+++ DATASET CONTENT

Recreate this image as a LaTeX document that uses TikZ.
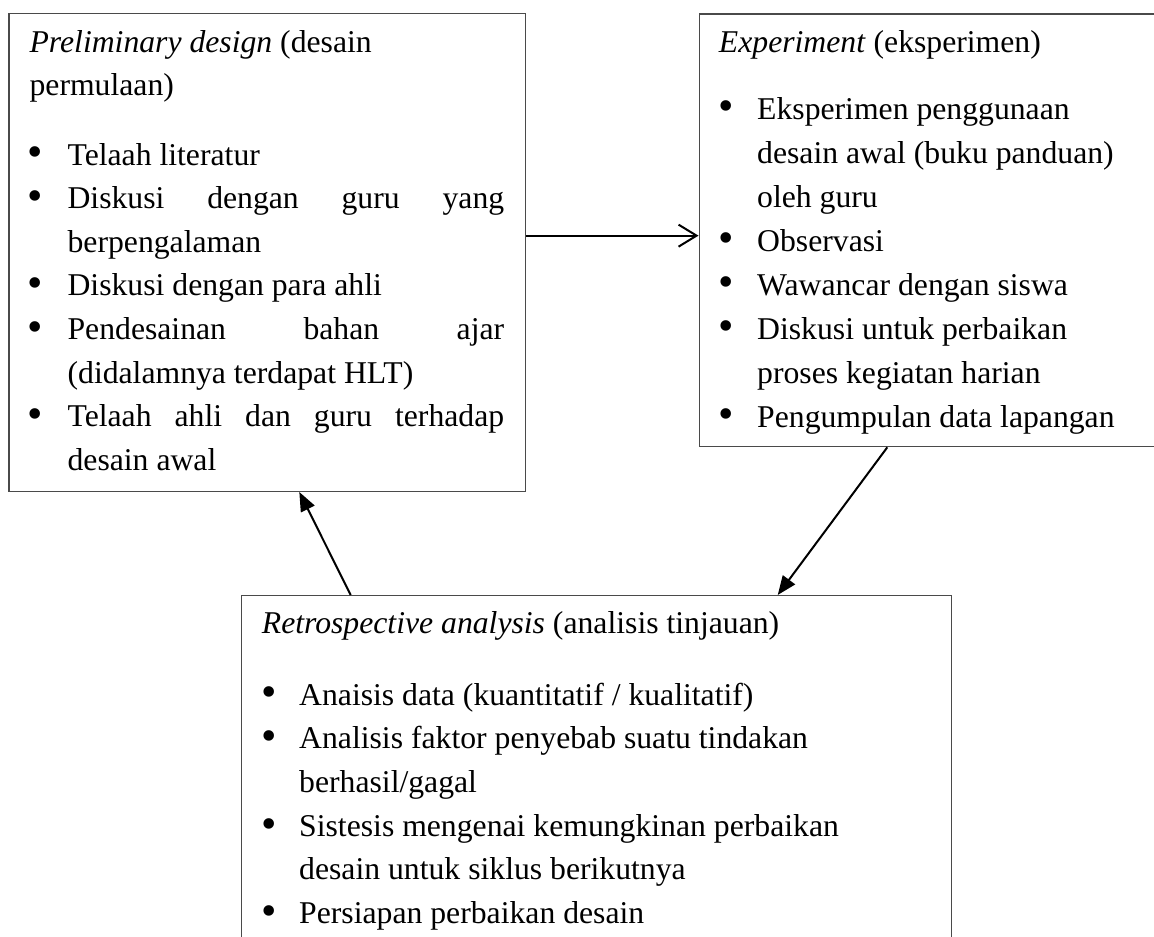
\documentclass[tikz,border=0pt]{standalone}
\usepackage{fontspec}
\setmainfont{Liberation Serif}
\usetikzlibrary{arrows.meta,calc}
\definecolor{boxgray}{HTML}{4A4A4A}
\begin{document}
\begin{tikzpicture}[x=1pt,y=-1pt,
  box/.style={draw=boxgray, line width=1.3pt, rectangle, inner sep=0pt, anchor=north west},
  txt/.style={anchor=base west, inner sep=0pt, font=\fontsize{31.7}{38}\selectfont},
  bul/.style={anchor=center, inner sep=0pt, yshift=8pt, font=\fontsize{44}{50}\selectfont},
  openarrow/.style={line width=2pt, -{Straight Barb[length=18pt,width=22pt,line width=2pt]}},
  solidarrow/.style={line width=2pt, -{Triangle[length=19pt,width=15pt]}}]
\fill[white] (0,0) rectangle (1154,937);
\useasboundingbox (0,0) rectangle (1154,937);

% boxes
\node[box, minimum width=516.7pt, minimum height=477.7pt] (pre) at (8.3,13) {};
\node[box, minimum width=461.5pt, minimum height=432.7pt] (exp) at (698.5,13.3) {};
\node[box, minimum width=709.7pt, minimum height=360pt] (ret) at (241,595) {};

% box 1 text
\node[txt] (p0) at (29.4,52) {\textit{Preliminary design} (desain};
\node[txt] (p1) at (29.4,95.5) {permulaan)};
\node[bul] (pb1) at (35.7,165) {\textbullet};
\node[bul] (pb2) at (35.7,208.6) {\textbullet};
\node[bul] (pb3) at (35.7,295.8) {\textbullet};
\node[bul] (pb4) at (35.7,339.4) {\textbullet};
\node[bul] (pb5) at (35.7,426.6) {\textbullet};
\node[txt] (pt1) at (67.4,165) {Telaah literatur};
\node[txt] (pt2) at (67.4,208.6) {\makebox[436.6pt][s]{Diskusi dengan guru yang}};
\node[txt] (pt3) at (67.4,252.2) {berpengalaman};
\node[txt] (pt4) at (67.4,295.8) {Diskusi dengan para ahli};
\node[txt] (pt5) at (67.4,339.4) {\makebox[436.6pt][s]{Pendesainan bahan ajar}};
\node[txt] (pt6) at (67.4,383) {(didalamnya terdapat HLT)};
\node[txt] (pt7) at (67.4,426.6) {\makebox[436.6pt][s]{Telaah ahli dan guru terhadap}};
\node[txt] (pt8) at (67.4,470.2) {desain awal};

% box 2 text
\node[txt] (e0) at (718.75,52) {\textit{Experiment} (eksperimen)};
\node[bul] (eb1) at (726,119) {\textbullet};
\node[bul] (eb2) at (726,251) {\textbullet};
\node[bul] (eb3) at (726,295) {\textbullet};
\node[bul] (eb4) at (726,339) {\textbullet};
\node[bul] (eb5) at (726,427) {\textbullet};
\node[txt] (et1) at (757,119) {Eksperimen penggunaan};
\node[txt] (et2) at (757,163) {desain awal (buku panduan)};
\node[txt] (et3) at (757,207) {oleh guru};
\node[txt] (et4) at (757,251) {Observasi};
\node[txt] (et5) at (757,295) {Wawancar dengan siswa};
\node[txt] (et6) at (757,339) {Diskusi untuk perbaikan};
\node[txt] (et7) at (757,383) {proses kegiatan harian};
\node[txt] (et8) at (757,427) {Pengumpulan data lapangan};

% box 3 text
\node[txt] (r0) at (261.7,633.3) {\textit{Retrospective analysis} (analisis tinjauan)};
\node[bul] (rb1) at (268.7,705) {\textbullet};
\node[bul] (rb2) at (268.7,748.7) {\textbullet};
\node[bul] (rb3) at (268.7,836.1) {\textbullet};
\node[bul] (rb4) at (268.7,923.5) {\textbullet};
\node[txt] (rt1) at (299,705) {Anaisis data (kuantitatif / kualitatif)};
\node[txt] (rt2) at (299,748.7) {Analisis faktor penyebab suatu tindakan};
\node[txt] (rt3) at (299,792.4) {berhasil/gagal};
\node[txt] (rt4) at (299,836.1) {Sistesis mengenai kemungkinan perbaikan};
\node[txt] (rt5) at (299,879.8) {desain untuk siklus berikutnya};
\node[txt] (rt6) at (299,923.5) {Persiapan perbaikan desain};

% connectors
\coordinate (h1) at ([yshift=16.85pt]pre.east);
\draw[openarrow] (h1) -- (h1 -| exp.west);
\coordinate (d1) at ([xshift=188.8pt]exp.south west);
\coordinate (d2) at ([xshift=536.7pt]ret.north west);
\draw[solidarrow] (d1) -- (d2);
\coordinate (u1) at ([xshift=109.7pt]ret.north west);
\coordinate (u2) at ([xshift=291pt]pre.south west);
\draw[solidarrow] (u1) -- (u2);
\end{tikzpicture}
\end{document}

++++++

* [WHAT TO DO]
Write down every line from the opening of the listing to the line with "minimum width=709.7pt, minimum", both included, and nothing else; the pictures are omitted.

* [OUTPUT BELOW]
Recreate this image as a LaTeX document that uses TikZ.
\documentclass[tikz,border=0pt]{standalone}
\usepackage{fontspec}
\setmainfont{Liberation Serif}
\usetikzlibrary{arrows.meta,calc}
\definecolor{boxgray}{HTML}{4A4A4A}
\begin{document}
\begin{tikzpicture}[x=1pt,y=-1pt,
  box/.style={draw=boxgray, line width=1.3pt, rectangle, inner sep=0pt, anchor=north west},
  txt/.style={anchor=base west, inner sep=0pt, font=\fontsize{31.7}{38}\selectfont},
  bul/.style={anchor=center, inner sep=0pt, yshift=8pt, font=\fontsize{44}{50}\selectfont},
  openarrow/.style={line width=2pt, -{Straight Barb[length=18pt,width=22pt,line width=2pt]}},
  solidarrow/.style={line width=2pt, -{Triangle[length=19pt,width=15pt]}}]
\fill[white] (0,0) rectangle (1154,937);
\useasboundingbox (0,0) rectangle (1154,937);

% boxes
\node[box, minimum width=516.7pt, minimum height=477.7pt] (pre) at (8.3,13) {};
\node[box, minimum width=461.5pt, minimum height=432.7pt] (exp) at (698.5,13.3) {};
\node[box, minimum width=709.7pt, minimum height=360pt] (ret) at (241,595) {};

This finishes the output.